The dinu_to function allows maximizing or minimizing certain dinucleotide content in the input DNA sequences, either preserving or allowing altering the original codon usage bias. This function was implemented with a heuristic greedy approach.

Dinucleotides can be characterized to three categorizes according to their positions in the codons. Dinucleotide12 are the dinucleotides formed by the first two mononucleotides at a codon, dinucleotide23 consist the latter two bases of the codon, and dinucleotide31 are the dinucleotides at the codon-codon junctions.

The dinu_to problem is essential an optimization problem, and it would be hard to find a best result. Our heuristic greedy solution can provide a good but not neccessarily the best result. The strategy includes three main steps:

1. To determine the “optimal codon” in each synonymous codon set. To retain/remove as much target dinucleotide as posiible, we have to identify the “optimal codon” for mutation. The “optimal codon” was filtered in order by ther follwing criteria: 1. the codon itself includes/not includes the target dinucleotide in position12 or position23. 2. the first base and the third base of the codon should have/not have the potential for forming a target dinucleotide in terms of dinucletide31. If there are multiple equivalent choices after filtering, we will pick a random one.
2. To mutate all the synonymous codons to their correspondant optimal codon. The second step is to mutate the codons in the original sequence to their synonymous optimal substitude we identified in the previous step.
3. Swaps between the synonymous codons to build/destruct dinucleotide31. The last step is to swap the positions of the synonymous codons in the sequences, in order to build/destruct the target dinucleotide in position31. This process will not affect the codon usage, however it will change the dinucleotide composition via altering the composition of dinucleotide31.

The keep = True argument of the function ensures mutations without changing the codon usage in the original sequence. It was achieved by only performing the step 3 , which will only affect the distribution of dinucleotide31. The default keep = False allows mutations that can change the codon usage pattern, and also more extreme dinucleotide usage.

# Generate 1000 random DNA seuqneces of length 2019nt.
set.seed(2019)
ori.seq <- seq_random(n = 1000, m = 2019)
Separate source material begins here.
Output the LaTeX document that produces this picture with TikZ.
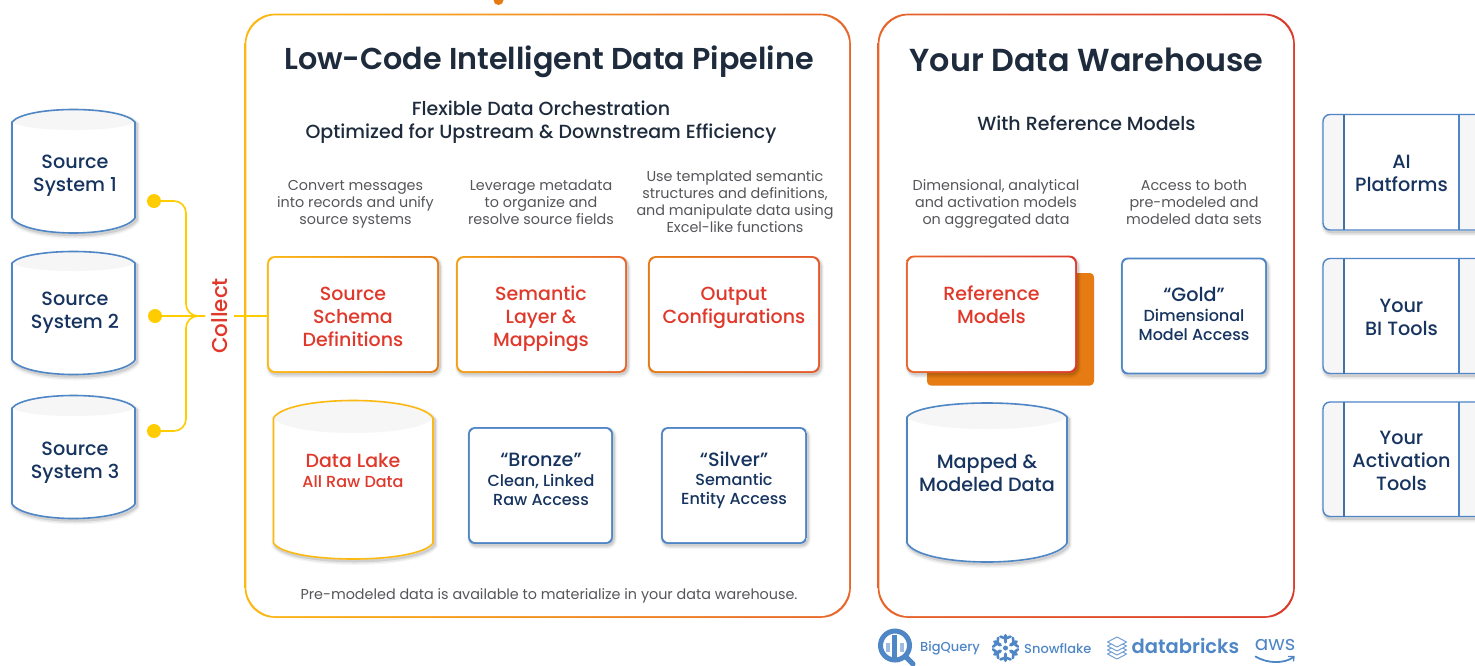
\documentclass[tikz,border=0pt]{standalone}
\usepackage{fontspec}
\setmainfont{Poppins}
\newfontfamily\pmed{Poppins Medium}
\newfontfamily\psemi{Poppins SemiBold}
\usetikzlibrary{arrows.meta,calc}
\definecolor{navy}{HTML}{16345F}
\definecolor{redt}{HTML}{E0392B}
\definecolor{greyt}{HTML}{55565A}
\definecolor{titlec}{HTML}{1E2B3C}
\definecolor{bluel}{HTML}{4F86C6}
\definecolor{yel}{HTML}{FDB913}
\definecolor{ora}{HTML}{E57B12}
\definecolor{oreds}{HTML}{E8652A}
\definecolor{redl}{HTML}{DB3A2C}
\definecolor{rim}{HTML}{F6F6F6}
\definecolor{dotc}{HTML}{FFCC00}
\tikzset{
 x=1pt,y=-1pt,
 softshadow/.style={
  preaction={draw=black,draw opacity=.035,line width=7pt,transform canvas={xshift=1.5pt,yshift=-2.5pt}},
  preaction={draw=black,draw opacity=.06,line width=4.5pt,transform canvas={xshift=1.5pt,yshift=-2.5pt}},
  preaction={draw=black,draw opacity=.10,line width=2.5pt,transform canvas={xshift=1.5pt,yshift=-2pt}}},
 subt/.style={font=\pmed\fontsize{19}{23}\selectfont,text=titlec,align=center,inner sep=0pt},
 descr/.style={font=\fontsize{14.35}{17}\selectfont,text=greyt,align=center,inner sep=0pt},
 navyt/.style={font=\pmed\fontsize{19.2}{23}\selectfont,text=navy,align=center,inner sep=0pt},
 navys/.style={font=\pmed\fontsize{16}{19}\selectfont,text=navy,align=center,inner sep=0pt},
 redtx/.style={font=\pmed\fontsize{19}{23}\selectfont,text=redt,align=center,inner sep=0pt},
 reds/.style={font=\pmed\fontsize{16}{20}\selectfont,text=redt,align=center,inner sep=0pt},
 dotn/.style={circle,fill=dotc,inner sep=0pt,minimum size=14pt},
 conn/.style={draw=dotc,line width=1.6pt},
 logot/.style={font=\pmed\fontsize{13}{16}\selectfont,text=bluel,inner sep=0pt},
}
% gradient rounded box without shadow: name,x1,y1,x2,y2,radius,line width,left colour,right colour
\newcommand{\gpanel}[9]{%
 \shade[rounded corners=#6pt,left color=#8,right color=#9] (#2-#7/2,#3-#7/2) rectangle (#4+#7/2,#5+#7/2);
 \fill[white,rounded corners=#6pt] (#2+#7/2,#3+#7/2) rectangle (#4-#7/2,#5-#7/2);
 \node[inner sep=0pt,minimum width={(#4-#2)*1pt},minimum height={(#5-#3)*1pt}] (#1) at ({(#2+#4)/2},{(#3+#5)/2}) {};}
% the same with a soft shadow
\newcommand{\gbox}[9]{%
 \path[softshadow,rounded corners=#6pt] (#2,#3) rectangle (#4,#5);
 \gpanel{#1}{#2}{#3}{#4}{#5}{#6}{#7}{#8}{#9}}
% cylinder: x1,x2,top,side top,rim bottom,side bottom,bottom,colour
\newcommand{\cyl}[8]{%
 \path[softshadow] (#1,#4) .. controls (#1+14,#3-#4/3+#3/3) and (#2-14,#3-#4/3+#3/3) .. (#2,#4) -- (#2,#6) .. controls (#2-14,#7+#7/3-#6/3) and (#1+14,#7+#7/3-#6/3) .. (#1,#6) -- cycle;
 \fill[white] (#1,#4) .. controls (#1+14,#3-#4/3+#3/3) and (#2-14,#3-#4/3+#3/3) .. (#2,#4) -- (#2,#6) .. controls (#2-14,#7+#7/3-#6/3) and (#1+14,#7+#7/3-#6/3) .. (#1,#6) -- cycle;
 \fill[rim] (#1,#4) .. controls (#1+14,#3-#4/3+#3/3) and (#2-14,#3-#4/3+#3/3) .. (#2,#4) .. controls (#2-14,#5+#5/3-#4/3) and (#1+14,#5+#5/3-#4/3) .. (#1,#4) -- cycle;
 \draw[#8,line width=1.6pt,line join=round] (#1,#4) .. controls (#1+14,#3-#4/3+#3/3) and (#2-14,#3-#4/3+#3/3) .. (#2,#4) -- (#2,#6) .. controls (#2-14,#7+#7/3-#6/3) and (#1+14,#7+#7/3-#6/3) .. (#1,#6) -- cycle;}
% side tool box: name,y1,y2
\newcommand{\toolbox}[3]{%
 \path[softshadow,rounded corners=7pt] (1323,#2) rectangle (1490,#3);
 \fill[rim,rounded corners=7pt] (1323,#2) rectangle (1490,#3);
 \fill[white] (1344,#2) rectangle (1459,#3);
 \draw[bluel,line width=1.4pt,rounded corners=7pt] (1323,#2) rectangle (1490,#3);
 \draw[bluel!85!black,line width=1.3pt] (1344,#2) -- (1344,#3);
 \draw[bluel,line width=1.3pt] (1459,#2) -- (1459,#3);
 \node[inner sep=0pt,minimum width=115pt,minimum height={(#3-#2)*1pt}] (#1) at (1401.5,{(#2+#3)/2}) {};}
\begin{document}
\begin{tikzpicture}
\useasboundingbox (0,0) rectangle (1475,665);
\clip (0,0) rectangle (1475,665);
\fill[white] (0,0) rectangle (1475,665);
\fill[ora] (498.5,0) circle (5);
% panels
\gpanel{lpanel}{245.5}{14.5}{850}{617}{30}{1.6}{yel}{oreds}
\gpanel{rpanel}{878.5}{14.5}{1294}{617}{30}{1.6}{oreds}{redl}
\node[font=\psemi\fontsize{30.2}{36}\selectfont,text=titlec,inner sep=0pt] (ttl) at (549,62) {Low-Code Intelligent Data Pipeline};
\node[font=\psemi\fontsize{31.8}{36}\selectfont,text=titlec,inner sep=0pt] (ttr) at (1086.5,60) {Your Data Warehouse};
\node[subt] (stl) at (541,122) {Flexible Data Orchestration\\Optimized for Upstream \& Downstream Efficiency};
\node[subt] (str) at (1086.5,123) {With Reference Models};
\node[descr] (d1) at (355.5,204) {Convert messages\\into records and unify\\source systems};
\node[descr] (d2) at (541,202) {Leverage metadata\\to organize and\\resolve source fields};
\node[descr] (d3) at (735,202) {Use templated semantic\\structures and definitions,\\and manipulate data using\\Excel-like functions};
\node[descr] (d4) at (996,204) {Dimensional, analytical\\and activation models\\on aggregated data};
\node[descr] (d5) at (1194,202) {Access to both\\pre-modeled and\\modeled data sets};
\node[descr] (foot) at (549,595.5) {Pre-modeled data is available to materialize in your data warehouse.};
% source cylinders
\cyl{12}{135}{109.5}{122}{130}{218}{233}{bluel}
\cyl{12}{135}{251.5}{263}{271}{360}{374.5}{bluel}
\cyl{12}{135}{395.5}{408}{416}{504}{518.5}{bluel}
\node[navyt] (s1) at (75,176) {Source\\System 1};
\node[navyt] (s2) at (75,313) {Source\\System 2};
\node[navyt] (s3) at (75,463) {Source\\System 3};
% connectors
\node[dotn] (c1) at (154,201) {};
\node[dotn] (c2) at (155,316) {};
\node[dotn] (c3) at (154,431) {};
\node[rotate=90,font=\pmed\fontsize{21.5}{23}\selectfont,text=redt,inner sep=0pt] (collect) at (220,316) {Collect};
% cards row 1
\gbox{cs}{268}{257}{438}{372}{7}{1.6}{yel}{ora}
\gbox{cm}{457}{257}{626}{372}{7}{1.6}{yel!60!ora}{oreds}
\gbox{co}{649}{257}{819}{372}{7}{1.6}{ora}{oreds!70!redl}
\node[redtx] (cst) at (353,317) {Source\\Schema\\Definitions};
\node[redtx] (cmt) at (541,319) {Semantic\\Layer \&\\Mappings};
\node[redtx] (cot) at (734,307.5) {Output\\Configurations};
\coordinate (cs1) at (234,316);
\coordinate (trunk) at (205,316);
\draw[conn,rounded corners=12pt] (c1) -- (186,201) -- (186,316) -- (trunk);
\draw[conn,rounded corners=12pt] (c3) -- (186,431) -- (186,316) -- (trunk);
\draw[conn] (c2) -- (trunk);
\draw[conn] (cs1) -- (cs.west |- cs1);
% row 2
\cyl{273.5}{433}{400.5}{418}{433}{543}{559}{yel}
\node[redtx] (dl1) at (353,460.5) {Data Lake};
\node[reds] (dl2) at (353,482) {All Raw Data};
\gbox{br}{469}{428}{612}{543}{6}{1.6}{bluel}{bluel}
\node[font=\pmed\fontsize{19.2}{23}\selectfont,text=navy,inner sep=0pt] (br1) at (541,459.5) {“Bronze”};
\node[navys] (br2) at (541,489.5) {Clean, Linked\\Raw Access};
\gbox{si}{662}{428}{806}{543}{6}{1.6}{bluel}{bluel}
\node[font=\pmed\fontsize{19.2}{23}\selectfont,text=navy,inner sep=0pt] (si1) at (734,459.5) {“Silver”};
\node[navys] (si2) at (734,490.5) {Semantic\\Entity Access};
% warehouse
\fill[ora,rounded corners=4pt] (927,273) rectangle (1094,385.5);
\gbox{rm}{907}{256.5}{1076}{372}{7}{1.6}{oreds}{redl}
\node[redtx] (rmt) at (991.5,304.5) {Reference\\Models};
\gbox{gd}{1122}{258.5}{1266}{373.5}{6}{1.6}{bluel}{bluel}
\node[font=\pmed\fontsize{19.2}{23}\selectfont,text=navy,inner sep=0pt] (gd1) at (1194,294.5) {“Gold”};
\node[navys] (gd2) at (1194,324.5) {Dimensional\\Model Access};
\cyl{907}{1067}{403}{417}{429}{543}{562}{bluel}
\node[navyt] (mm) at (987,473) {Mapped \&\\Modeled Data};
% tools
\toolbox{t1}{114.5}{230}
\toolbox{t2}{258.5}{373.5}
\toolbox{t3}{402}{516.5}
\node[navyt] (t1t) at (1401.5,173.5) {AI\\Platforms};
\node[navyt] (t2t) at (1401.5,317.5) {Your\\BI Tools};
\node[navyt] (t3t) at (1401.5,460.5) {Your\\Activation\\Tools};
% logos
\draw[bluel,line width=5pt] (895,645.5) circle (14.5);
\draw[bluel,line width=5pt,line cap=round] (906,657) -- (913,664);
\fill[bluel!55] (886,643) rectangle (889.5,652);
\fill[bluel] (892,635) rectangle (896.5,658);
\fill[bluel!55] (899.5,643) rectangle (904,652);
\node[logot,anchor=west] (bq) at (920,648.5) {BigQuery};
\foreach \a in {30,90,150,210,270,330}{
 \draw[bluel,line width=3.4pt,line cap=round] ($(1005.5,648)+(\a:6)$) -- ($(1005.5,648)+(\a:12.5)$);
 \draw[bluel,line width=2.6pt,line cap=round] ($(1005.5,648)+(\a:9.5)$) -- ($(1005.5,648)+(\a+24:12.5)$);
 \draw[bluel,line width=2.6pt,line cap=round] ($(1005.5,648)+(\a:9.5)$) -- ($(1005.5,648)+(\a-24:12.5)$);
}
\fill[bluel] (1005.5,648) circle (2.5);
\node[logot,anchor=west] (sf) at (1024,648.5) {Snowflake};
\foreach \dy in {12,8,4,0}{
 \draw[bluel!80,line width=1pt,line join=round,fill=white] (1107.5,{642+\dy}) -- (1117,{637+\dy}) -- (1126.5,{642+\dy}) -- (1117,{647+\dy}) -- cycle;
}
\node[font=\psemi\fontsize{19.5}{24}\selectfont,text=bluel,inner sep=0pt,anchor=west] (db) at (1131.5,646) {databricks};
\node[font=\fontsize{20}{20}\selectfont,text=bluel,inner sep=0pt,anchor=center] (aw) at (1275,645) {aws};
\draw[bluel,line width=1.8pt,line cap=round] (1255.5,656.5) .. controls (1268,664) and (1284,663.5) .. (1293,657.5);
\draw[bluel,line width=1.3pt,line cap=round] (1288.5,656.5) -- (1294,656.5) -- (1293.5,661);
\end{tikzpicture}
\end{document}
# Randomly select one dinucleotide as the target dinucleotide for this example.
target.dinu <- sample(seqinr::words(2), 1)
target.dinu
## [1] "ta"
dinu.index <- which(seqinr::words(2) == target.dinu)
# Capture the dinuceltide usage in the sequences
seq.dinu <- sapply(ori.seq, function(x){
get_du(Biostrings::DNAStringSet(x))[,dinu.index]
})

# Generate dinu_to mutant sequences basing on the previous-generated random
# sequences, maximizing and minimizing the target dinucleotide, and calculate
# the frequency of target dinucleotide in the mutant sequences.
mut.max.dinu <- sapply(ori.seq, function(x){
seq.tmp <- input_seq(Biostrings::DNAStringSet(x))
mut.seq.tmp <- dinu_to(seq.tmp, max.dinu = target.dinu)
get_du(mut.seq.tmp)[,dinu.index]
})
mut.min.dinu <- sapply(ori.seq, function(x){
seq.tmp <- input_seq(Biostrings::DNAStringSet(x))
mut.seq.tmp <- dinu_to(seq.tmp, min.dinu = target.dinu)
get_du(mut.seq.tmp)[,dinu.index]
})

# Plot the distribution
df <- data.frame(Original.dinu.usage = seq.dinu, Mutant.max.dinu.usage = mut.max.dinu,
Mutant.min.dinu.usage = mut.min.dinu)
df <- tidyr::gather(df, "type", "Dinuceltide_usage", 1:3)
ggplot(df, aes(x = Dinuceltide_usage, y = ..count.., fill = type, group = type)) +
geom_histogram(position = "identity", bins = 300, alpha = 0.8) +
ggtitle("Figure 2. The histogram of specific dinucleotide usage among groups")

In the Figure 2 above, the usage of the target dinuceltide was significantly different among three groups, where the dinucleotide-minimized mutant sequences having the lowest usage and the dinucleotide-maximized sequneces having the highest usage, and the original sequences at the middle.